I have also looked at the overall tax burden (tax revenue as % of GDP) in the 23 countries included in this exercise and found a weak but positive correlation (0.29) between it and per capita GDP. In other words, countries with high general tax burdens are also likely to be among the wealthiest countries. In fact, six of the ten countries with the heaviest tax burdens in the world are in the top ten countries in terms of per capita GDP (oil-rich countries excluded).
This is a fairly simple exercise, but at least it provides some evidence which challenges the widely-held position presented by Don Thornhill. An obvious counter-argument to this position is that a tax system which redistributes revenue from the rich to the poor also moves money from those most likely to either save or spend their money abroad to those most likely to spend their money and to spend it on locally-produced goods and services, thereby benefitting domestic firms.
Another argument presented as being axiomatically true by most Irish economists and business people is that reduced wages are the key to national economic success through – allegedly – improving competitiveness. How does one square this argument with the fact that the most competitive economies in the world are the ones with the highest wages and living standards? The same economists and business people seem unable to grasp the simple fact that cutting wages actually undermines demand for the products and services which these businesses produce. In other words, high wages and high taxes can actually be good for business.
5 comments:
This is a fairly simple exercise ...
A bit too simple I'm afraid.
You fail to take account of two key issues:
1. The degree to which high-earners in the FDI sector are highly mobile, and how damaging their moving away from Ireland (or not moving here in the first place) would be to the one healthy sector in our economy.
2. The key correlation you need to look is not between statically high tax rates and GDP growth, rather its the impact of sudden spikes in the marginal rate. The rapid change in the key point here, and how this would cause people to change their earning patterns. The marginal tax has already gone up by about 8% in the space of a couple of years. Labour is proposing that this spike is approximately doubled in size in one fell swoop. Had the high rate stayed at 48% through-out the boom, it wouldn't be such an issue. But as we all know, it didn't.
Regarding the 'international evidence'. There was some work done by a person Alessina, that basically says cut spending rather than increase taxes.

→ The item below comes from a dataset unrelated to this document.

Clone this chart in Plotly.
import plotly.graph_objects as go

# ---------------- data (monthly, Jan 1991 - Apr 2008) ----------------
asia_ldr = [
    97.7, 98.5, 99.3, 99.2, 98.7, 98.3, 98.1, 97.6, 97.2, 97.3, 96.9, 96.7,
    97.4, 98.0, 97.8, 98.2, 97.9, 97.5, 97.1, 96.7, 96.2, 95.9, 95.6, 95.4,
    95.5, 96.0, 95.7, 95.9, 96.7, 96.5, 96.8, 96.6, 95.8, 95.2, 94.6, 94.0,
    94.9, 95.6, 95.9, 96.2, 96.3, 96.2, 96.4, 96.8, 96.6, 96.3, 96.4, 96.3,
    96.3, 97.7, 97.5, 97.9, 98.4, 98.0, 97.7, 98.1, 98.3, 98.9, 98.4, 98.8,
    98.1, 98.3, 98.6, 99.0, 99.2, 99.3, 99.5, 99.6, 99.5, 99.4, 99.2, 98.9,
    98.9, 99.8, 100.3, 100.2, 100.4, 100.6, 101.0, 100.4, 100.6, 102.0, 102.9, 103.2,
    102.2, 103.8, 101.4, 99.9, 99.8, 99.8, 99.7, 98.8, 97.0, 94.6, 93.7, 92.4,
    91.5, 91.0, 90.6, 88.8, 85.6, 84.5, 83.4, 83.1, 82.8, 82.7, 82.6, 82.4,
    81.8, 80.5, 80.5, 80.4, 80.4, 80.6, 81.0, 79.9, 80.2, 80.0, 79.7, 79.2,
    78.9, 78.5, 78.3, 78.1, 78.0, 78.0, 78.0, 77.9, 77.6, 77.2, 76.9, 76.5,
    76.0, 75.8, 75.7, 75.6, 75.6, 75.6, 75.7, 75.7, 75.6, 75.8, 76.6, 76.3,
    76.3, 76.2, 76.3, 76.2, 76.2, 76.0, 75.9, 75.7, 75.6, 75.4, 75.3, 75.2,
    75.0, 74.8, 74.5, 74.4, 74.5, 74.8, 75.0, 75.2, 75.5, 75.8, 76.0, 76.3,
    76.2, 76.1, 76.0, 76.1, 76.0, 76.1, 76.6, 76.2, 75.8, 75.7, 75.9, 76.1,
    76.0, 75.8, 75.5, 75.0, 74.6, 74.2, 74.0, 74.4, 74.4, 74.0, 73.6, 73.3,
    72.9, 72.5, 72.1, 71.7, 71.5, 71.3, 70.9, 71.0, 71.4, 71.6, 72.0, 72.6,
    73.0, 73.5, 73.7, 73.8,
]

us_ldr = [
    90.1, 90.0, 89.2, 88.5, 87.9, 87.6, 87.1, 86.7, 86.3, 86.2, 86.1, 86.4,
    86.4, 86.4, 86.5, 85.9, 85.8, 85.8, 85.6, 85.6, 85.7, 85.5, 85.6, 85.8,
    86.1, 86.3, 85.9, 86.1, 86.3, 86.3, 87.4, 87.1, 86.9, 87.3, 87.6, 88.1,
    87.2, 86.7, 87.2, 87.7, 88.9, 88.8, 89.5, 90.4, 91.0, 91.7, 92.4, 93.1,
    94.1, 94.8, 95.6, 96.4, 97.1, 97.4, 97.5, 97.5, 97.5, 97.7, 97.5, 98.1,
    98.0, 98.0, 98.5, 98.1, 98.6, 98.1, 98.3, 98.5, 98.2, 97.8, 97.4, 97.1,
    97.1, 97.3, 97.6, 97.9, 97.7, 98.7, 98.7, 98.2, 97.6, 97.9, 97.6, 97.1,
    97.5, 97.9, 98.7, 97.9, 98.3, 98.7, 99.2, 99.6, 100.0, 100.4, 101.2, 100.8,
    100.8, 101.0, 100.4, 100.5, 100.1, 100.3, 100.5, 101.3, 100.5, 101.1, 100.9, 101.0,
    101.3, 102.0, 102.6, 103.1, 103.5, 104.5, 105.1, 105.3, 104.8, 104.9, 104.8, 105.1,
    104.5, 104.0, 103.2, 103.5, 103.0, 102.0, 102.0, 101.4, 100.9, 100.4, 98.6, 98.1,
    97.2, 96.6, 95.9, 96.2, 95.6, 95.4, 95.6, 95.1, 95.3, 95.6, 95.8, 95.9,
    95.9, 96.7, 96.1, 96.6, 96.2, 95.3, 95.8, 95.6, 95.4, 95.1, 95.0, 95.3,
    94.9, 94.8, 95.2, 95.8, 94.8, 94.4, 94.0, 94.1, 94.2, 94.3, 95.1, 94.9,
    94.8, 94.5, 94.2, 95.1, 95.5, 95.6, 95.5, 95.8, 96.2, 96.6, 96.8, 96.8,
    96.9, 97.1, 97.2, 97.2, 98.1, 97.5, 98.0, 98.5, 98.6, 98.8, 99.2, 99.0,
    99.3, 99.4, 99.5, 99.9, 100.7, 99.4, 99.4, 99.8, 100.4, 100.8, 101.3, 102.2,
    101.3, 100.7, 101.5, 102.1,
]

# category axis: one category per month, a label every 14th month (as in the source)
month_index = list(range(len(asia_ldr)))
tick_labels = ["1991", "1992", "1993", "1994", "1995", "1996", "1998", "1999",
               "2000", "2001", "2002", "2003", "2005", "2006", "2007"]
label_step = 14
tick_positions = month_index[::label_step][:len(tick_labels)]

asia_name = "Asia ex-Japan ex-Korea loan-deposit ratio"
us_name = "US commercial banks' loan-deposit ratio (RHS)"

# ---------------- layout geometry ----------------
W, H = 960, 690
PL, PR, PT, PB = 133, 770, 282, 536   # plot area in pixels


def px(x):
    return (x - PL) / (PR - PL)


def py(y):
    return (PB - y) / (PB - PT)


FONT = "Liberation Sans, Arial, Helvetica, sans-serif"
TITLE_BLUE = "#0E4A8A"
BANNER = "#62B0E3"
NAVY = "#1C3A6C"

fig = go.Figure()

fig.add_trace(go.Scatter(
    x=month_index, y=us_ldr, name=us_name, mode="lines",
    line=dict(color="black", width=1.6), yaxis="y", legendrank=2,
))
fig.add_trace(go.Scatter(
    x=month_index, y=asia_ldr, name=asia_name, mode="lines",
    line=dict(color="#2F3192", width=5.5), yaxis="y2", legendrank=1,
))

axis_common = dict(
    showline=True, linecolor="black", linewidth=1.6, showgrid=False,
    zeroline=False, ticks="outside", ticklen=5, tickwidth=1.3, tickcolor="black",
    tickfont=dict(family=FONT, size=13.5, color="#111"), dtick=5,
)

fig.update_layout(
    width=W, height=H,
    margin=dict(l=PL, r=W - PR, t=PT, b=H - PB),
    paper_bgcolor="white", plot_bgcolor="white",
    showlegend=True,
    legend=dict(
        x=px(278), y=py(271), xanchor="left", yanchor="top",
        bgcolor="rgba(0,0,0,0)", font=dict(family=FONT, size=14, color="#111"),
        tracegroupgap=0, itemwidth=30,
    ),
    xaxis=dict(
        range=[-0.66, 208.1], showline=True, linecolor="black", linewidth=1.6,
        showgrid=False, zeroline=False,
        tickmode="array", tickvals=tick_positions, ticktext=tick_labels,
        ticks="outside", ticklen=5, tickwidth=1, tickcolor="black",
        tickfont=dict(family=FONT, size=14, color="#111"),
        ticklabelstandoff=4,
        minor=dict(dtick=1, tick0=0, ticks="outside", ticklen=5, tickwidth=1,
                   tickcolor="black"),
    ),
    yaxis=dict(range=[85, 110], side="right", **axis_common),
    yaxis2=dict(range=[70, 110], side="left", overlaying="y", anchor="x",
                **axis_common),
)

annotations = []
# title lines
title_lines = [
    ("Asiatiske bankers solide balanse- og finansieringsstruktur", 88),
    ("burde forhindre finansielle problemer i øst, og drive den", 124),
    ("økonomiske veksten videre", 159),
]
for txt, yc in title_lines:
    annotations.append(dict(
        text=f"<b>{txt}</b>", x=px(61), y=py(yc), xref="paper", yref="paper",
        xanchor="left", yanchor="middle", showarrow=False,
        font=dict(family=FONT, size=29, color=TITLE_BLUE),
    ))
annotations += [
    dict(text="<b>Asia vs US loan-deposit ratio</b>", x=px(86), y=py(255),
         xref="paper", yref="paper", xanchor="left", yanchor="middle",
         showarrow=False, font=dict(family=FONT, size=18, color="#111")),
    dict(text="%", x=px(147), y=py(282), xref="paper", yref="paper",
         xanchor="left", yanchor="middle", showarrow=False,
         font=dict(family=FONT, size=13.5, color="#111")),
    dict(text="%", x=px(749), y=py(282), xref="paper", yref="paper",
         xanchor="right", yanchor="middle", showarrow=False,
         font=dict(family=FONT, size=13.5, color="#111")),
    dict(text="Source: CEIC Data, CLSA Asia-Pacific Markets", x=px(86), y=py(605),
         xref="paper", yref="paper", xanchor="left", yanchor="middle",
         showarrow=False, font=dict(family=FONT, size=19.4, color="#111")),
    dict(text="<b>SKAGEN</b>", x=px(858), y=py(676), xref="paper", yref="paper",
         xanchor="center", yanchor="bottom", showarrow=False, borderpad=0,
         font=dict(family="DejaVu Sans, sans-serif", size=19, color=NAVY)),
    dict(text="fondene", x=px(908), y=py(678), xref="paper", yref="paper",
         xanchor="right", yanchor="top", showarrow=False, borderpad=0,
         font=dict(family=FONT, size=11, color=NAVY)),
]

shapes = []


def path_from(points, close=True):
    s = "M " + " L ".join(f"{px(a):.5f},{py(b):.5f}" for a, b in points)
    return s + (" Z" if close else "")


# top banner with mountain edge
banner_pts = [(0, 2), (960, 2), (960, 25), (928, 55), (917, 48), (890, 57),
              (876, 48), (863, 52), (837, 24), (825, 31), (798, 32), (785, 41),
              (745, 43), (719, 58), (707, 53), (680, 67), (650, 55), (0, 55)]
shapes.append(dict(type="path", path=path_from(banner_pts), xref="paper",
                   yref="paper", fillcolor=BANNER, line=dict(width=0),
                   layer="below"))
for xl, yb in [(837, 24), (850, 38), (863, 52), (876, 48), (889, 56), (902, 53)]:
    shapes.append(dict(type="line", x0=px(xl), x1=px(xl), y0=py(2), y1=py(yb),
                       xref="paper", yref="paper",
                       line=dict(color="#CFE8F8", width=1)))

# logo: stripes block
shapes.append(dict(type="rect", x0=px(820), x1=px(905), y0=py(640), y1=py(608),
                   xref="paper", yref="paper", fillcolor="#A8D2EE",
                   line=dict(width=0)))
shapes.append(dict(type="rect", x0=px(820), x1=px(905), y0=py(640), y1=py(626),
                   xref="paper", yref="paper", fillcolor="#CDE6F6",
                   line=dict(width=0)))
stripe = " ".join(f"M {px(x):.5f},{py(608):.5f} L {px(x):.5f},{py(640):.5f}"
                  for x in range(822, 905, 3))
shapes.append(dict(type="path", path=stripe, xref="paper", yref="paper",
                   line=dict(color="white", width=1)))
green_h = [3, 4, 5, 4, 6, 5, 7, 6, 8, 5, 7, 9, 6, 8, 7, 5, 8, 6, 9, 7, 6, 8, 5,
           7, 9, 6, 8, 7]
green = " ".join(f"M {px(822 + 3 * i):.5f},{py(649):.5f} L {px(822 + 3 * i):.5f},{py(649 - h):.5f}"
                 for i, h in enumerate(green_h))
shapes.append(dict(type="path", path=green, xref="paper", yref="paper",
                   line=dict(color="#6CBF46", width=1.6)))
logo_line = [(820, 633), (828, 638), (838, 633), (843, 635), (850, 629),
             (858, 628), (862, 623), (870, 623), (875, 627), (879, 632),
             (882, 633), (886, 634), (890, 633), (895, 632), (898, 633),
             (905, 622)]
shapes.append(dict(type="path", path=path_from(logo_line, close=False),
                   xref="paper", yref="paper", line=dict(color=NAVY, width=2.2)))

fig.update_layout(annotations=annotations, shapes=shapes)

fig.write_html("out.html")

These types of studies are usually fairly shaky at best. However almost all the countries he looked at suffered supply shocks (after the oil crises). As this is clearly a demand shock I think we should take the opposite approach and increase taxes rather than cut spending.
Interestingly, the main work cited by conservatives is roundly criticised by – of all people, the comrades in the IMF ( in Chapter 3 of the current Economic Outlook).
Labour party is correct that the burden of adjustment should be about half and half. A part of the motivation for the focus on cuts is that conservatives simply do want the well off to have to pay more income tax - as Anon says - some might flee if they are mobile - and cuts often, though not always hurt the poor more. So let the poor take the hit.
I am a member of the NCC and Don Thornhill is not speaking in my name nor I suspect in the name of several other members and he is certainly not especially speaking for the Council, when he promotes this ideological line.
Why not have more public services and low taxes? It can be done, by managing costs. Ireland is a leader in cost management in the aviation sector. As a result a flight to London costs a third of what it did 30 years ago. The same thinking can be expanded more broadly.
More broadly why not focus on improving standard of life and quality of living by making basic things like transport and food cheaper and better?
@ Paul Sweeney
The IMF is indeed right to point out the central fallacy of 'expansionary fiscal contractions'.
But the LP should read the entirety of chapter 3 of the IMF's WEO. In it, the authors argue that, for an economy which can neither cut interest rates nor devalue the currency, and when everyone else is also cutting such as Ireland currently, the first-year effects of the cuts are magnified, and every €1bn in fiscal tightening leads to a €2bn loss in output.
Worse, and most commentators seem not to have read this far, the effects accumulate over a 5-year period so that the total loss amounts to €5bn.
Whatever assumptions are made about the impact of lost output on government finances, it doesn't take a genius to work out that the impact of -€5bn will be greater than the initial €1bn in fiscal tightening. The deficit will therefore rise as a result of the cuts.
Therefore Labour's net €4.5bn in tightening now (and a shared commitment to €15bn over 5 years) simply postpones one quarter of the negative impact of €6bn, and postpones more of the pain til later.
Or, put another way, why will €4.5bn work in 2011, where €4bn failed this year?